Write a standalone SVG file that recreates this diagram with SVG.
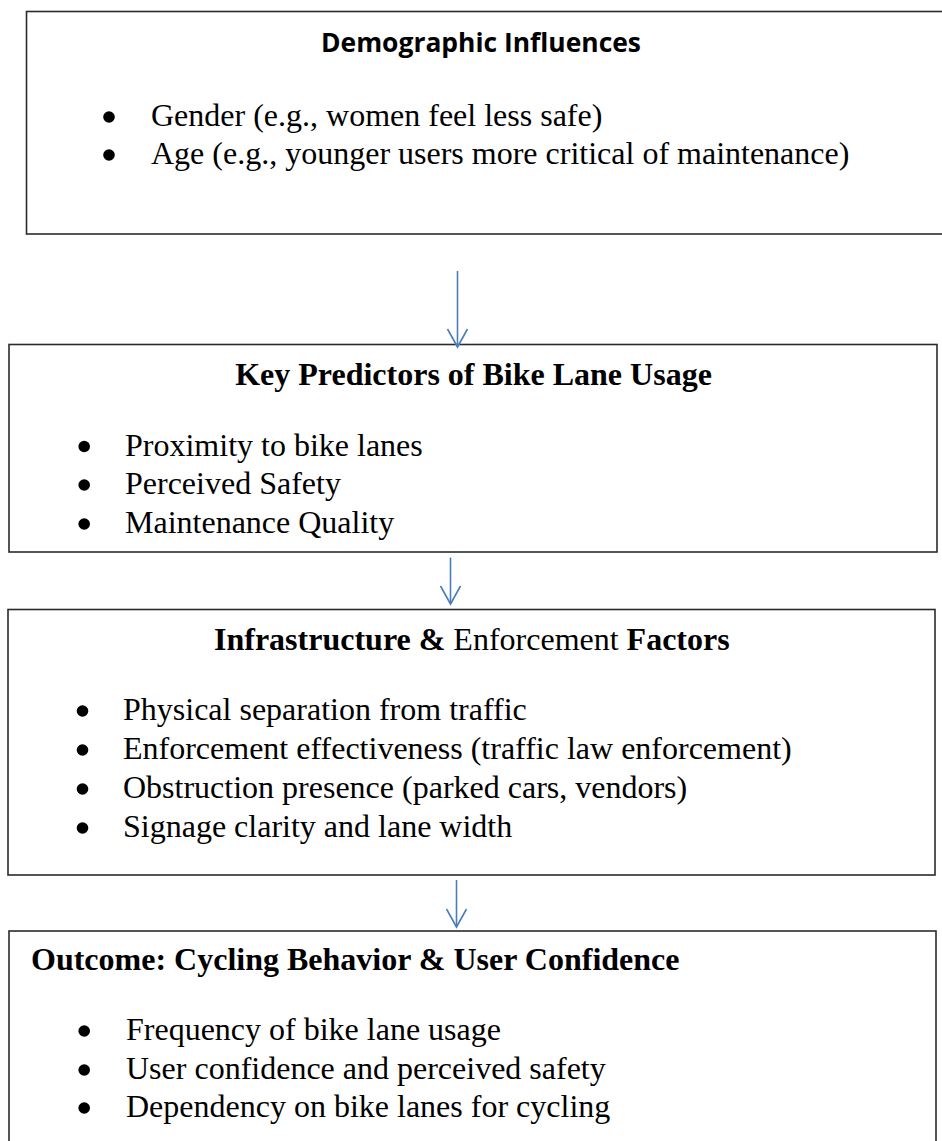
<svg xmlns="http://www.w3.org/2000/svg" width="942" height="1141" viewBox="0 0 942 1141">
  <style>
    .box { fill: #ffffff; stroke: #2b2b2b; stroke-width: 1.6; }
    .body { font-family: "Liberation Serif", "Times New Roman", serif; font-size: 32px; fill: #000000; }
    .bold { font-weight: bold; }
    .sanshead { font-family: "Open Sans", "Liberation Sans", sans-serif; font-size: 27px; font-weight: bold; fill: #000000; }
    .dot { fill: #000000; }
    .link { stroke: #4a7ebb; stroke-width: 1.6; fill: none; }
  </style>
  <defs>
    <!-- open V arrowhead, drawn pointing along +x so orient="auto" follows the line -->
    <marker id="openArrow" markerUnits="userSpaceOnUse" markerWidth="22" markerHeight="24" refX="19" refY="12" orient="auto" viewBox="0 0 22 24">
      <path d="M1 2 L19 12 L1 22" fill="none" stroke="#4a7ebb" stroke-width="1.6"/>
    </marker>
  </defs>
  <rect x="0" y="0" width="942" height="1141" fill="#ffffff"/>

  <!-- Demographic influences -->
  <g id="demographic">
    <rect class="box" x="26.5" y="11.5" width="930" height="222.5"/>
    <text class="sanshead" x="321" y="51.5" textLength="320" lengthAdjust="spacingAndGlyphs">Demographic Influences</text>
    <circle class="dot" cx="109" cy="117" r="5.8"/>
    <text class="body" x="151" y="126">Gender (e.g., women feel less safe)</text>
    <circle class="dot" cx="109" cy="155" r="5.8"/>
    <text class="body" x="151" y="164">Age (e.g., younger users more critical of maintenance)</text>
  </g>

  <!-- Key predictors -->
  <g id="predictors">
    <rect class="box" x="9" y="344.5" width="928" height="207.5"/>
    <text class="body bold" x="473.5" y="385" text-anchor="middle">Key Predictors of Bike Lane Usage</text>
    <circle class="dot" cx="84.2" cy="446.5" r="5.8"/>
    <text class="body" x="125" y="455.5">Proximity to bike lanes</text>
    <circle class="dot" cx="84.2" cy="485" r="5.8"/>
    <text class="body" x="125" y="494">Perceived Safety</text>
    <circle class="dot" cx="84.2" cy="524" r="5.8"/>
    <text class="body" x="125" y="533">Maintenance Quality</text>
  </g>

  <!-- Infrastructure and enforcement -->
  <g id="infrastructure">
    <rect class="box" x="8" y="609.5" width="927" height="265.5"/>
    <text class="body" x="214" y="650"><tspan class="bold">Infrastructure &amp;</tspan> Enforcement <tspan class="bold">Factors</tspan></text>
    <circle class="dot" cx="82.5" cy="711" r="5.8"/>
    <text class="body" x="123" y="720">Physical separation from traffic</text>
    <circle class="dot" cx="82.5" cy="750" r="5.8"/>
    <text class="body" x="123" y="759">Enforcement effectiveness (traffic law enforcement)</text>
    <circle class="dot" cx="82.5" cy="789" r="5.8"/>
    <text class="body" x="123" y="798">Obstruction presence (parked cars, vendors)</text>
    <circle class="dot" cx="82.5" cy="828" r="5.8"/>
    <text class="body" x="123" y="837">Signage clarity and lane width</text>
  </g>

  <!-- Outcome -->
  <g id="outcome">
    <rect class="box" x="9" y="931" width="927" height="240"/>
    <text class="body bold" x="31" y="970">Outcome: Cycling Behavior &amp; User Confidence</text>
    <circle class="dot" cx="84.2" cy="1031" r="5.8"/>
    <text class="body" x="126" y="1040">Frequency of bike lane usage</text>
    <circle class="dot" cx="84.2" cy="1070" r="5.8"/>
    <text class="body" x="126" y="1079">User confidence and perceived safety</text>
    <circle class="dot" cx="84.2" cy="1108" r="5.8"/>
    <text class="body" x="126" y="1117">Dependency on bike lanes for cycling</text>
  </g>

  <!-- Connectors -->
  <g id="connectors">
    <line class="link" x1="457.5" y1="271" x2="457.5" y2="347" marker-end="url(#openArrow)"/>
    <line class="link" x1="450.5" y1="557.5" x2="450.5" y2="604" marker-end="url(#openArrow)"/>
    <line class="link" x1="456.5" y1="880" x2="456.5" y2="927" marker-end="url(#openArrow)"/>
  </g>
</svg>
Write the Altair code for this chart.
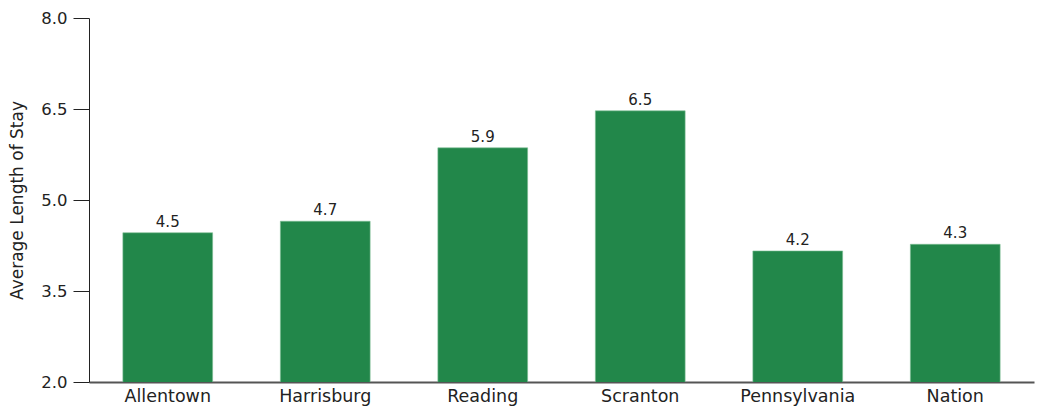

———

• _Directions for this task_: Without the pictures, restate all the entries above exactly.

• _Finished task_:
Write a standalone SVG file that recreates this diagram with SVG.
<svg xmlns="http://www.w3.org/2000/svg" width="942" height="1141" viewBox="0 0 942 1141">
  <style>
    .box { fill: #ffffff; stroke: #2b2b2b; stroke-width: 1.6; }
    .body { font-family: "Liberation Serif", "Times New Roman", serif; font-size: 32px; fill: #000000; }
    .bold { font-weight: bold; }
    .sanshead { font-family: "Open Sans", "Liberation Sans", sans-serif; font-size: 27px; font-weight: bold; fill: #000000; }
    .dot { fill: #000000; }
    .link { stroke: #4a7ebb; stroke-width: 1.6; fill: none; }
  </style>
  <defs>
    <!-- open V arrowhead, drawn pointing along +x so orient="auto" follows the line -->
    <marker id="openArrow" markerUnits="userSpaceOnUse" markerWidth="22" markerHeight="24" refX="19" refY="12" orient="auto" viewBox="0 0 22 24">
      <path d="M1 2 L19 12 L1 22" fill="none" stroke="#4a7ebb" stroke-width="1.6"/>
    </marker>
  </defs>
  <rect x="0" y="0" width="942" height="1141" fill="#ffffff"/>

  <!-- Demographic influences -->
  <g id="demographic">
    <rect class="box" x="26.5" y="11.5" width="930" height="222.5"/>
    <text class="sanshead" x="321" y="51.5" textLength="320" lengthAdjust="spacingAndGlyphs">Demographic Influences</text>
    <circle class="dot" cx="109" cy="117" r="5.8"/>
    <text class="body" x="151" y="126">Gender (e.g., women feel less safe)</text>
    <circle class="dot" cx="109" cy="155" r="5.8"/>
    <text class="body" x="151" y="164">Age (e.g., younger users more critical of maintenance)</text>
  </g>

  <!-- Key predictors -->
  <g id="predictors">
    <rect class="box" x="9" y="344.5" width="928" height="207.5"/>
    <text class="body bold" x="473.5" y="385" text-anchor="middle">Key Predictors of Bike Lane Usage</text>
    <circle class="dot" cx="84.2" cy="446.5" r="5.8"/>
    <text class="body" x="125" y="455.5">Proximity to bike lanes</text>
    <circle class="dot" cx="84.2" cy="485" r="5.8"/>
    <text class="body" x="125" y="494">Perceived Safety</text>
    <circle class="dot" cx="84.2" cy="524" r="5.8"/>
    <text class="body" x="125" y="533">Maintenance Quality</text>
  </g>

  <!-- Infrastructure and enforcement -->
  <g id="infrastructure">
    <rect class="box" x="8" y="609.5" width="927" height="265.5"/>
    <text class="body" x="214" y="650"><tspan class="bold">Infrastructure &amp;</tspan> Enforcement <tspan class="bold">Factors</tspan></text>
    <circle class="dot" cx="82.5" cy="711" r="5.8"/>
    <text class="body" x="123" y="720">Physical separation from traffic</text>
    <circle class="dot" cx="82.5" cy="750" r="5.8"/>
    <text class="body" x="123" y="759">Enforcement effectiveness (traffic law enforcement)</text>
    <circle class="dot" cx="82.5" cy="789" r="5.8"/>
    <text class="body" x="123" y="798">Obstruction presence (parked cars, vendors)</text>
    <circle class="dot" cx="82.5" cy="828" r="5.8"/>
    <text class="body" x="123" y="837">Signage clarity and lane width</text>
  </g>

  <!-- Outcome -->
  <g id="outcome">
    <rect class="box" x="9" y="931" width="927" height="240"/>
    <text class="body bold" x="31" y="970">Outcome: Cycling Behavior &amp; User Confidence</text>
    <circle class="dot" cx="84.2" cy="1031" r="5.8"/>
    <text class="body" x="126" y="1040">Frequency of bike lane usage</text>
    <circle class="dot" cx="84.2" cy="1070" r="5.8"/>
    <text class="body" x="126" y="1079">User confidence and perceived safety</text>
    <circle class="dot" cx="84.2" cy="1108" r="5.8"/>
    <text class="body" x="126" y="1117">Dependency on bike lanes for cycling</text>
  </g>

  <!-- Connectors -->
  <g id="connectors">
    <line class="link" x1="457.5" y1="271" x2="457.5" y2="347" marker-end="url(#openArrow)"/>
    <line class="link" x1="450.5" y1="557.5" x2="450.5" y2="604" marker-end="url(#openArrow)"/>
    <line class="link" x1="456.5" y1="880" x2="456.5" y2="927" marker-end="url(#openArrow)"/>
  </g>
</svg>
Write the Altair code for this chart.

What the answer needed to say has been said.